Dass dies auch am Rigaer Dom nachvollzogen werden kann, zeigte die Kunsthistorikerin Dr. Agnese Bergholde-Wolf in ihrem Tagungsbeitrag. Die geometrisch klaren Formen erinnerten in den Arkaden an norddeutsche Architektur, in den Gewölben sei aber auch der Einfluss westfälischer Architektur zu erkennen. In dem beeindruckenden und massiven Bauwerk bildeten die Einflüsse, die auch verschiedene Entstehungsphasen begleiteten, eine Einheit, erklärte Dr. Bergholde-Wolf.

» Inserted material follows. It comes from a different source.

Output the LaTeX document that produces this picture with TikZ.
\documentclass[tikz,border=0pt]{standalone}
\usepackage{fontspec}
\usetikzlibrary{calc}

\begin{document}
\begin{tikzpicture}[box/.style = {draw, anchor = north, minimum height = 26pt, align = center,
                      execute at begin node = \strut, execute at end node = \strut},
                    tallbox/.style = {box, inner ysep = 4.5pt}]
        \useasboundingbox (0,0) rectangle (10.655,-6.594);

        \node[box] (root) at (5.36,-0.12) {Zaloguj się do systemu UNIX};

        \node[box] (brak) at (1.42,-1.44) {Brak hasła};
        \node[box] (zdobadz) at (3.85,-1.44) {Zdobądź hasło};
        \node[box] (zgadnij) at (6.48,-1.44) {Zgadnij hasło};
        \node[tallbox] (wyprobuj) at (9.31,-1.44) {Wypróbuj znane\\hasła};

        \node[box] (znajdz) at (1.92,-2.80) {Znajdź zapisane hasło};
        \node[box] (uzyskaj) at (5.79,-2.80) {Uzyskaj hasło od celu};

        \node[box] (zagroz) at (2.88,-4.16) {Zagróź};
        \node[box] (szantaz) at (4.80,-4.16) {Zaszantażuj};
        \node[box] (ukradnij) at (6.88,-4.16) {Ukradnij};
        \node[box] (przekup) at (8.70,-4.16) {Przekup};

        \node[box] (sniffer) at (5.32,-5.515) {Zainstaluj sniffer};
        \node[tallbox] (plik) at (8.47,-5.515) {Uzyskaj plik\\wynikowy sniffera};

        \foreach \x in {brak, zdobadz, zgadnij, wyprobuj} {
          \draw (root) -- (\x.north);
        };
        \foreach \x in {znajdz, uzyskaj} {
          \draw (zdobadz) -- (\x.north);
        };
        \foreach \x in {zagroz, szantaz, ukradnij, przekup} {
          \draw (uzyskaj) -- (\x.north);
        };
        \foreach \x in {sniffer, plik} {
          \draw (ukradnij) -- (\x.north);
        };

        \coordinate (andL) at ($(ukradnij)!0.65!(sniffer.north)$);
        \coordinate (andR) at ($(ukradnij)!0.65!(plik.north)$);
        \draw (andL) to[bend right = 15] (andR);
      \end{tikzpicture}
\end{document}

Ähnlich verhält es sich bei der Burg Narwa (Narva), wie der Archäologe Dr. Villu Kadakas darlegte. Obwohl die Burg und die Stadt Narwa nie zu einem administrativen Zentrum Livlands wurden, entstand hier im Mittelalter ein Wehrbau, der bis heute zu den beeindruckendsten Burgen des Baltikums zählt. Dies ist der Lage an der Grenze zu Russland geschuldet und wurde auf der anderen Seite des Grenzflusses mit dem Bau der Festung Ivangorod beantwortet. Heute befindet sich hier die Außengrenze der EU zur Russischen Föderation und die in mehreren Etappen restaurierte Burg Narwa zeigt das Interesse der Esten an ihrer Geschichte.

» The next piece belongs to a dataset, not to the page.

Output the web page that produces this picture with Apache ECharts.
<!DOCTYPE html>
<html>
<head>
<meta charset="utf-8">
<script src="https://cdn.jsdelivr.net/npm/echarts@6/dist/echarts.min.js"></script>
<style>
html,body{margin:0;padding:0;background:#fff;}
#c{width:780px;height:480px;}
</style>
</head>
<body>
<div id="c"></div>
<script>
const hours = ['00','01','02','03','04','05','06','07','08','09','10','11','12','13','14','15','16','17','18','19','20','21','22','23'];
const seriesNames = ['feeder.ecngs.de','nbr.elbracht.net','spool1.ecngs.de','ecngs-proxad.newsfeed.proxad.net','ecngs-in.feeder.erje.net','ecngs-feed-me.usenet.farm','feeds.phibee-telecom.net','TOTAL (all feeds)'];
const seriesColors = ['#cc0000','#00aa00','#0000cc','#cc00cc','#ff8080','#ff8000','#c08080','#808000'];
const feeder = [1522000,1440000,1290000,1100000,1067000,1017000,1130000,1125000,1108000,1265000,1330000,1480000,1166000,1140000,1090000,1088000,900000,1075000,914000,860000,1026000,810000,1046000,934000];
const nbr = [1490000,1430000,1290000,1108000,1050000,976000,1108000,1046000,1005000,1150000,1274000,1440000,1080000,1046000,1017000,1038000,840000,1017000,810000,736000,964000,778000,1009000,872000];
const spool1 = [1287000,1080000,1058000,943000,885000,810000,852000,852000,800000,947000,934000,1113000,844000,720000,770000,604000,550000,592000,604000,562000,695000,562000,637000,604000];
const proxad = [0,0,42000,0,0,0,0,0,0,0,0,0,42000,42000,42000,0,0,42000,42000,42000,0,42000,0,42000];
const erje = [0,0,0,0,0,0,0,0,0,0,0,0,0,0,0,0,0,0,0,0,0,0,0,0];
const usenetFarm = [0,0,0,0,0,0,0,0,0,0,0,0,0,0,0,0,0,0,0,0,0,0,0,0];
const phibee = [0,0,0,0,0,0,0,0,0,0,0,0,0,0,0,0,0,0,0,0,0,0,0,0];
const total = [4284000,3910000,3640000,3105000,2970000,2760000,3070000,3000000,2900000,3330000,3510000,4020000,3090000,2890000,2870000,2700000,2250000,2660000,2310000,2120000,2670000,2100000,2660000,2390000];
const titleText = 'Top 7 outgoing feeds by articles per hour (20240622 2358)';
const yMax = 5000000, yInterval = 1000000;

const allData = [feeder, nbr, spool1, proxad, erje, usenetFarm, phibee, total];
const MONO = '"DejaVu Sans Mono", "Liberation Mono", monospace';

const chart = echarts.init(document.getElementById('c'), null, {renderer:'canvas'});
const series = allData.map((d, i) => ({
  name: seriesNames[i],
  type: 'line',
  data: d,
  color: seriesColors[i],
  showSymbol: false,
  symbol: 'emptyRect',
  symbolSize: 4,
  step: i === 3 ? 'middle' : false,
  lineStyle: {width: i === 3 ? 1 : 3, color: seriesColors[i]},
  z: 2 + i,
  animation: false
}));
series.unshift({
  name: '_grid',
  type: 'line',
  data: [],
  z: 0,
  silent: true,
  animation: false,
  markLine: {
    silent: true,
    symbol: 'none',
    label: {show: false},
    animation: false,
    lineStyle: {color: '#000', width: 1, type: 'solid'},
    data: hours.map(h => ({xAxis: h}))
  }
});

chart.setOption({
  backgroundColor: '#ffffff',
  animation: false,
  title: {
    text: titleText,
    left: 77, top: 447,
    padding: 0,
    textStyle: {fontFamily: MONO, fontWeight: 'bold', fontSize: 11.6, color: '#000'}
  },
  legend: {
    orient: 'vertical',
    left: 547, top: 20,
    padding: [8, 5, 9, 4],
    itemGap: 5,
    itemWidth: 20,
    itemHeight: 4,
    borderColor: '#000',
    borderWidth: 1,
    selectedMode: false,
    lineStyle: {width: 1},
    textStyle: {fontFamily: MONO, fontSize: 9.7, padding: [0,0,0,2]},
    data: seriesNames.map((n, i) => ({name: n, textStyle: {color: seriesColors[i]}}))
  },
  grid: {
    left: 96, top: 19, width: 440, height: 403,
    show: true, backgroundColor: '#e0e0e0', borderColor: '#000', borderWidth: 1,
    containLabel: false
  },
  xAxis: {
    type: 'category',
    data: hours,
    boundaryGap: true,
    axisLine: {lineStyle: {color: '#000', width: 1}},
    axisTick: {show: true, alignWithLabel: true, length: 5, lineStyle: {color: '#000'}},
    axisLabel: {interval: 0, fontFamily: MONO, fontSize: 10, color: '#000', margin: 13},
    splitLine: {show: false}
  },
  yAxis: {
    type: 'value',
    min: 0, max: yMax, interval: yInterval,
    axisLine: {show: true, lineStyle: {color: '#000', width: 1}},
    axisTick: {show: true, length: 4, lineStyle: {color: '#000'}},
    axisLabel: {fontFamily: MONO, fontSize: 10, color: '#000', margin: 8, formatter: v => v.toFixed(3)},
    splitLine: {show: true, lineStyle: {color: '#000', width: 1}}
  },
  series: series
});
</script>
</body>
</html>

Das Selbstverständnis der baltischen Staaten war das Tagungsthema des Kunst- und Kulturwissenschaftlers Prof. Dr. Ojars Sparitis. Er legte dar, dass die mittelalterliche Kunst und Architektur Livlands zu einem identitätsstiftenden Motiv geworden sind. Sie seien jedoch im Laufe der Geschichte oft propagandistisch ausgenutzt worden. Die Forschung wurde politischen Zwecken untergeordnet und so entstanden tendenziöse, nationale Sichten, die dem gerade herrschenden Imperium dienen sollten. Heute begreife man die baltische Geschichte jedoch als die eines Raumes, in dem viele Kulturen in einen gegenseitigen Austausch traten, gefördert und bedingt durch Handelsbeziehungen, besonders durch die Hanse.

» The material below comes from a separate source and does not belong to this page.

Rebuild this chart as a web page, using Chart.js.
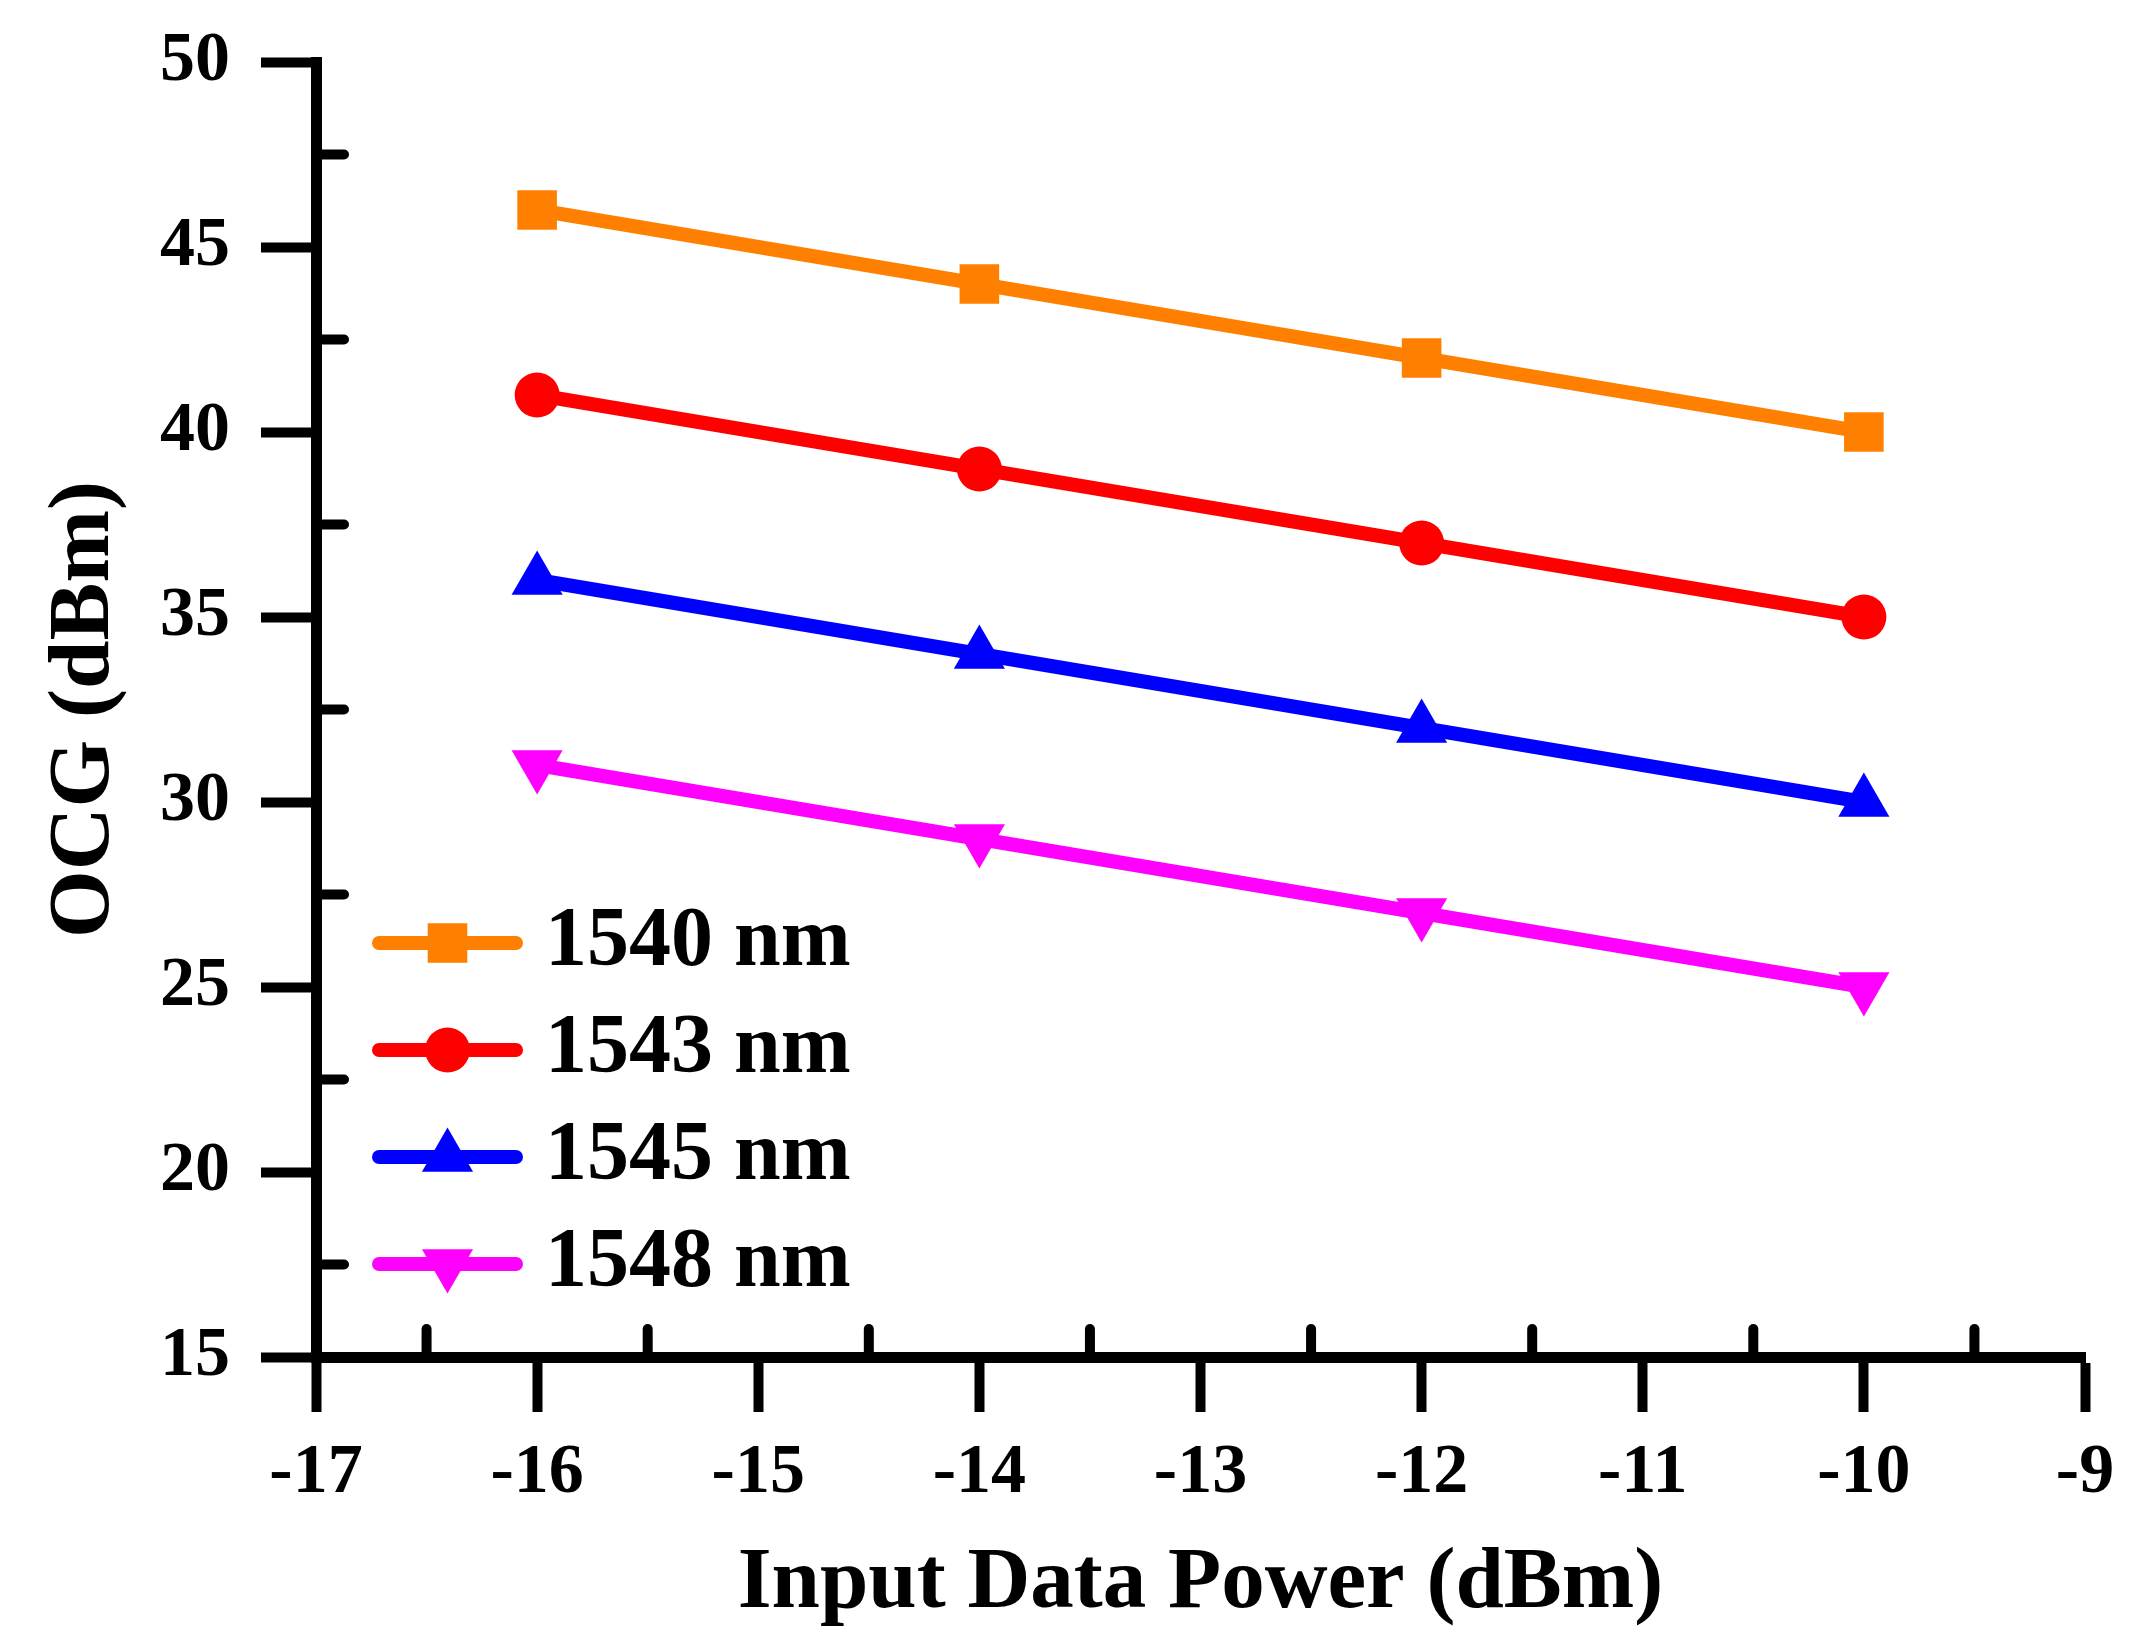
<!DOCTYPE html>
<html>
<head>
<meta charset="utf-8">
<title>OCG vs Input Data Power</title>
<script src="https://cdn.jsdelivr.net/npm/chart.js@4.4.1/dist/chart.umd.min.js"></script>
<style>
  html, body { margin: 0; padding: 0; background: #fff; overflow: hidden; }
  #wrap { width: 2147px; height: 1650px; }
</style>
</head>
<body>
<div id="wrap"><canvas id="ocgChart"></canvas></div>
<script>
// Values
const inputPower = [-16, -14, -12, -10];
const seriesLabels = ["1540 nm", "1543 nm", "1545 nm", "1548 nm"];
const ocg1540 = [46, 44, 42, 40];
const ocg1543 = [41, 39, 37, 35];
const ocg1545 = [36, 34, 32, 30];
const ocg1548 = [31, 29, 27, 25];

// Axis ranges / steps
const xRange = [-17, -9];
const yRange = [15, 50];
const xStep = 1;
const yStep = 5;

const FONT = "'Liberation Serif', 'Times New Roman', serif";

function toPoints(values) {
  return inputPower.map((x, i) => ({ x, y: values[i] }));
}

// Legend icon: a short line with the marker on top of it
function legendIcon(ds) {
  const c = document.createElement("canvas");
  c.width = 151;
  c.height = 70;
  const g = c.getContext("2d");
  g.strokeStyle = ds.borderColor;
  g.lineWidth = 14;
  g.lineCap = "round";
  g.beginPath();
  g.moveTo(7, 35);
  g.lineTo(144, 35);
  g.stroke();
  g.fillStyle = ds.borderColor;
  Chart.helpers.drawPoint(g, {
    pointStyle: ds.pointStyle,
    radius: ds.pointRadius,
    rotation: ds.pointRotation || 0,
    borderWidth: 0,
  }, 75.5, 35);
  return c;
}

// Minor ticks halfway between the major ones, pointing into the plot
const minorTicks = {
  id: "minorTicks",
  afterDraw(chart) {
    const { ctx, chartArea } = chart;
    const xs = chart.scales.x, ys = chart.scales.y;
    ctx.save();
    ctx.strokeStyle = "#000";
    ctx.lineWidth = 10;
    ctx.lineCap = "round";
    const xt = xs.ticks.map(t => t.value);
    for (let i = 0; i < xt.length - 1; i++) {
      const px = xs.getPixelForValue((xt[i] + xt[i + 1]) / 2);
      ctx.beginPath();
      ctx.moveTo(px, chartArea.bottom);
      ctx.lineTo(px, chartArea.bottom - 28);
      ctx.stroke();
    }
    const yt = ys.ticks.map(t => t.value);
    for (let i = 0; i < yt.length - 1; i++) {
      const py = ys.getPixelForValue((yt[i] + yt[i + 1]) / 2);
      ctx.beginPath();
      ctx.moveTo(chartArea.left, py);
      ctx.lineTo(chartArea.left + 28, py);
      ctx.stroke();
    }
    ctx.restore();
  },
};

// Nudge the in-plot legend to where it sits in the figure
const legendNudge = {
  id: "legendNudge",
  afterLayout(chart) {
    const lg = chart.legend;
    if (!lg) return;
    lg.left += 53;
    lg.right += 53;
    lg.bottom += 34;
  },
};

const tickFont = { family: FONT, size: 70, weight: "bold" };
const titleFont = { family: FONT, size: 87, weight: "bold", lineHeight: 1 };

new Chart(document.getElementById("ocgChart"), {
  type: "line",
  data: {
    datasets: [
      {
        label: seriesLabels[0],
        data: toPoints(ocg1540),
        borderColor: "#FF8000",
        backgroundColor: "#FF8000",
        pointStyle: "rect",
        pointRadius: 28,
      },
      {
        label: seriesLabels[1],
        data: toPoints(ocg1543),
        borderColor: "#FF0000",
        backgroundColor: "#FF0000",
        pointStyle: "circle",
        pointRadius: 22.5,
      },
      {
        label: seriesLabels[2],
        data: toPoints(ocg1545),
        borderColor: "#0000FF",
        backgroundColor: "#0000FF",
        pointStyle: "triangle",
        pointRadius: 29.5,
      },
      {
        label: seriesLabels[3],
        data: toPoints(ocg1548),
        borderColor: "#FF00FF",
        backgroundColor: "#FF00FF",
        pointStyle: "triangle",
        pointRotation: 180,
        pointRadius: 29.5,
      },
    ].map(ds => Object.assign({
      borderWidth: 14,
      tension: 0,
      pointBorderWidth: 0,
      pointHoverRadius: ds.pointRadius,
    }, ds)),
  },
  options: {
    responsive: true,
    maintainAspectRatio: false,
    animation: false,
    layout: { padding: { top: 62, right: 62, left: 0, bottom: 0 } },
    scales: {
      x: {
        type: "linear",
        min: xRange[0],
        max: xRange[1],
        ticks: { stepSize: xStep, padding: 20, color: "#000", font: tickFont },
        grid: { drawOnChartArea: false, tickLength: 55, tickWidth: 10, tickColor: "#000" },
        border: { color: "#000", width: 11 },
        title: {
          display: true,
          text: "Input Data Power (dBm)",
          color: "#000",
          font: titleFont,
          padding: { top: 0, bottom: 22 },
        },
        afterFit(scale) {
          scale.height = 293;
          scale.paddingLeft = 0;
          scale.paddingRight = 0;
        },
      },
      y: {
        type: "linear",
        min: yRange[0],
        max: yRange[1],
        ticks: { stepSize: yStep, padding: 31, color: "#000", font: tickFont },
        grid: { drawOnChartArea: false, tickLength: 55, tickWidth: 10, tickColor: "#000" },
        border: { color: "#000", width: 11 },
        title: {
          display: true,
          text: "OCG (dBm)",
          color: "#000",
          font: titleFont,
          padding: { top: 42, bottom: 0 },
        },
        afterFit(scale) {
          scale.width = 316;
          scale.paddingTop = 0;
          scale.paddingBottom = 0;
        },
      },
    },
    plugins: {
      legend: {
        position: "chartArea",
        align: "end",
        labels: {
          usePointStyle: true,
          pointStyleWidth: 111,
          padding: 23,
          color: "#000",
          font: { family: FONT, size: 84, weight: "bold" },
          generateLabels(chart) {
            return chart.data.datasets.map((ds, i) => ({
              text: ds.label,
              pointStyle: legendIcon(ds),
              rotation: 0,
              fillStyle: ds.borderColor,
              strokeStyle: ds.borderColor,
              lineWidth: 0,
              fontColor: "#000",
              hidden: false,
              datasetIndex: i,
            }));
          },
        },
      },
      tooltip: { enabled: false },
    },
  },
  plugins: [minorTicks, legendNudge],
});
</script>
</body>
</html>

Wissenschaftliche Fachtagung der Kulturstiftung stellt Kultur und Architektur Livlands vor
Prof. Dr. Ojars Sparitis

Abschließend dankte Reinfried Vogler den Referierenden für den Überblick über die Kultur und Geschichte Livlands und den Einblick in die heutige Sichtweise der Balten. Die Auseinandersetzung mit der Vergangenheit sei ein wichtiger Grundpfeiler für Gegenwart und Zukunft.